Descriptions:
Fahd Mirza covers KAME (Japanese for “turtle”), a new speech-to-speech model from Sakana AI that introduces a tandem architecture designed to resolve the fundamental tradeoff between latency and intelligence in conversational AI. Direct speech-to-speech models like Moshi respond instantly but lack deep knowledge; cascaded systems (speech-to-text → LLM → text-to-speech) are knowledgeable but slow. KAME runs both in parallel: a fast frontend model handles immediate response while a streaming speech-to-text component simultaneously feeds a backend LLM — configurable as GPT, Gemini, Claude, or others. The backend’s outputs flow back into the frontend transformer as “Oracle signals” in real time, progressively improving response quality without adding perceptible latency.

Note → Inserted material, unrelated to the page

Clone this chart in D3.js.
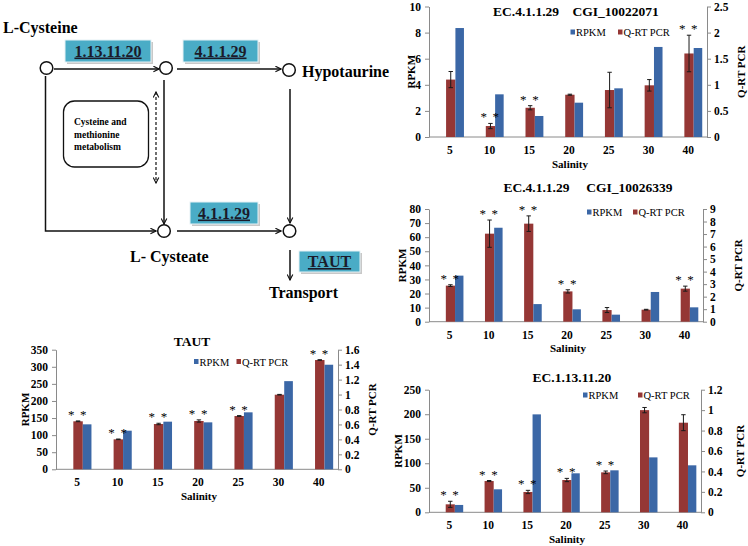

The video walks through full installation on Ubuntu using the UV package manager. The model runs locally but currently requires both an OpenAI API key and a Google Cloud service account with the Speech-to-Text API enabled — a setup friction Mirza flags as a meaningful barrier. On an Nvidia RTX A6000 with 48GB of VRAM, the model loads and consumes approximately 18GB. Live testing shows conversational capability comparable to Moshi, with some responsiveness and turn-taking issues observed during the demo.
For developers evaluating real-time voice AI options, the architectural explanation — covering the transformer’s four concurrent streams (audio in, audio out, inner monologue, and Oracle channel) — is the clearest technical treatment of the KAME design currently available in video format.
📺 Source: Fahd Mirza · Published May 12, 2026
🏷️ Format: Tutorial Demo